While limiting production and capacity are important steps to controlling emissions, the industry is also taking other steps to tackle the problem, said Ge Honglin, Communist Party secretary of the China Non-Ferrous Metals Industry Association and a member of the Chinese People’s Political Consultative Conference, the nation’s highest political consultative body, which was meeting this week in Beijing.

Other key steps include improving the industry’s structure of power suppliers to focus more on clean, non-emissions sources like wind, solar and hydropower.
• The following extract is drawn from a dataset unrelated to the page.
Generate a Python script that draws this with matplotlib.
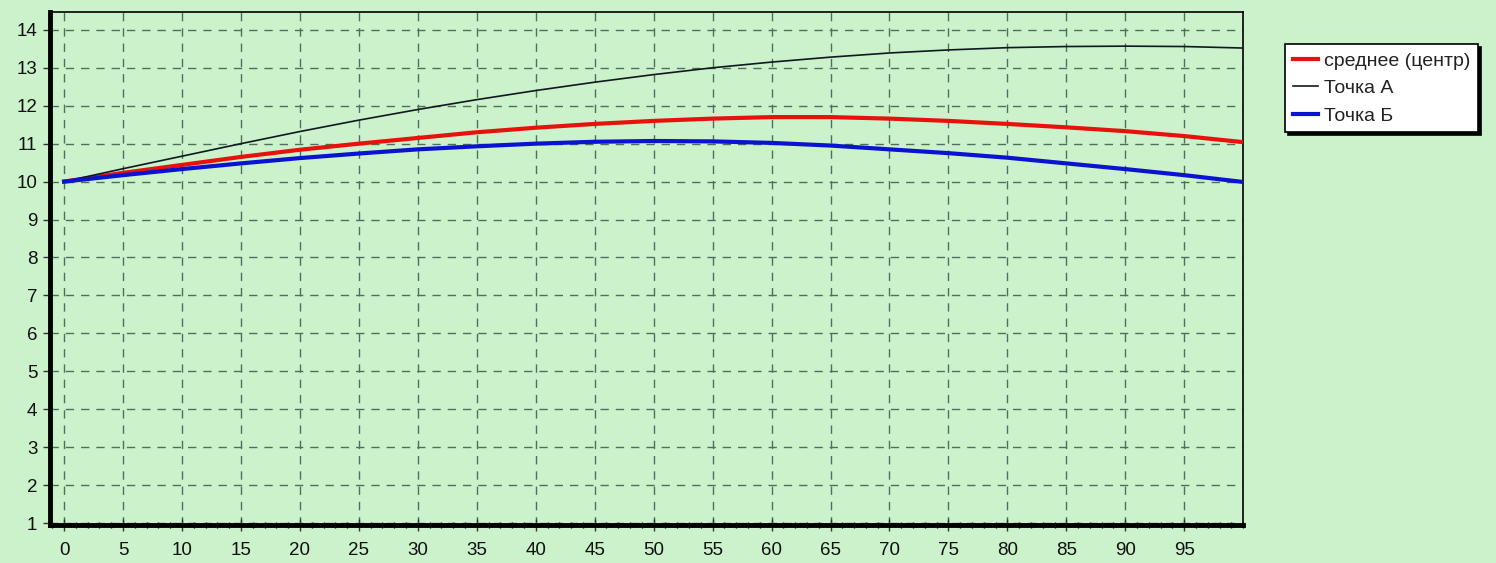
import matplotlib.pyplot as plt
from matplotlib.ticker import MultipleLocator

plt.rcParams["font.family"] = ["Liberation Sans", "DejaVu Sans"]

x = [0, 5, 10, 15, 20, 25, 30, 35, 40, 45, 50, 55, 60, 65, 70, 75, 80, 85, 90, 95, 100]
tochka_a = [10.0, 10.34, 10.67, 11.0, 11.32, 11.62, 11.90, 12.16, 12.40, 12.62, 12.82,
            13.0, 13.15, 13.28, 13.39, 13.47, 13.53, 13.56, 13.57, 13.56, 13.52]
srednee = [10.0, 10.23, 10.44, 10.65, 10.84, 11.0, 11.15, 11.30, 11.42, 11.52, 11.60,
           11.66, 11.70, 11.70, 11.66, 11.60, 11.52, 11.43, 11.33, 11.20, 11.04]
tochka_b = [10.0, 10.17, 10.33, 10.48, 10.62, 10.74, 10.85, 10.93, 11.0, 11.05, 11.07,
            11.06, 11.02, 10.95, 10.85, 10.75, 10.63, 10.48, 10.33, 10.17, 9.99]

bg = "#cbf2cb"

fig = plt.figure(figsize=(14.96, 5.63), dpi=100, facecolor=bg)
ax = fig.add_axes([0.0334, 0.0675, 0.7976, 0.9112], facecolor=bg)

ax.plot(x, srednee, color="#e8120c", lw=3, label="среднее (центр)", zorder=3)
ax.plot(x, tochka_a, color="#101820", lw=1.2, label="Точка А", zorder=3)
ax.plot(x, tochka_b, color="#0a14d0", lw=3, label="Точка Б", zorder=3)

ax.set_xlim(-1.2, 100)
ax.set_ylim(0.95, 14.47)
ax.xaxis.set_minor_locator(MultipleLocator(1))
ax.set_xticks(range(0, 100, 5))
ax.set_yticks(range(1, 15))

ax.grid(True, which="major", color="#4f6f5c", ls=(0, (6, 5)), lw=1.0)
ax.tick_params(axis="both", which="major", labelsize=13.5, length=5, width=1,
               color="#333333", labelcolor="#111111")
ax.tick_params(axis="x", which="minor", direction="inout", length=5, width=1)
ax.tick_params(axis="x", which="major", direction="inout", length=9, pad=8)
ax.tick_params(axis="y", which="major", pad=4)

ax.spines["left"].set_linewidth(3.5)
ax.spines["bottom"].set_linewidth(3.5)
ax.spines["top"].set_linewidth(1.2)
ax.spines["right"].set_linewidth(1.2)

leg = ax.legend(loc="upper left", bbox_to_anchor=(0.859, 0.921),
                bbox_transform=fig.transFigure, fontsize=14, frameon=True,
                fancybox=False, shadow={"color": "black", "alpha": 1},
                edgecolor="black", facecolor="white", framealpha=1,
                handlelength=1.3, handletextpad=0.3, borderpad=0.4,
                labelspacing=0.5, borderaxespad=0)
for t in leg.get_texts():
    t.set_color("#222222")
leg.get_frame().set_linewidth(1.2)

plt.savefig("out.png", dpi=100, facecolor=bg)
Ge said the aluminum industry could do that by moving some of its capacity and production to parts of the country where renewable power is more widely used, such as mountainous Southwest China where hydropower is abundant.

The industry currently relies heavily on thermal power, which accounted for 80% of its consumption last year and is most often supplied by burning coal. Hydropower contributed about 15% of the industry’s needs, while nuclear and renewable power sources accounted for the remaining 5%.

Ge pointed out that electrolytic aluminum producers have been moving their production to Southwest China, most notably to Yunnan, with an aim to eventually make the mountainous province the nation’s largest production base.

The International Aluminum Institute estimated that about a third of the world’s aluminum production in 2019 came from recycling. But as a relatively late arrival to the practice, such recycling accounted for just 17% of total aluminum produced in China last year.

Ge pointed out that China is trying to improve its recycling record. Major cities like Shanghai have rolled out plans encouraging and sometimes even requiring all residents to engage in such recycling. Aluminum production using recycled material uses less than 5% of the power needed for the smelting of new product, saving 11.1 tons of emissions for every ton made with recycled material.

China is also trying to control the sector’s emissions by strictly limiting its production and capacity. That approach has seen China set a ceiling of about 45 million tons for its domestic electrolytic aluminum production capacity.

As representative of one of the nation’s biggest power consumers and thus a major greenhouse gas emitter, the China Non-Ferrous Metals Industry Association is working closely with the central government to lower the country’s carbon emissions. Last September, President Xi Jinping said China would aim for net zero carbon emissions before 2060, in a bold pledge by the world’s largest greenhouse gas emitter to tackle global heating and climate change.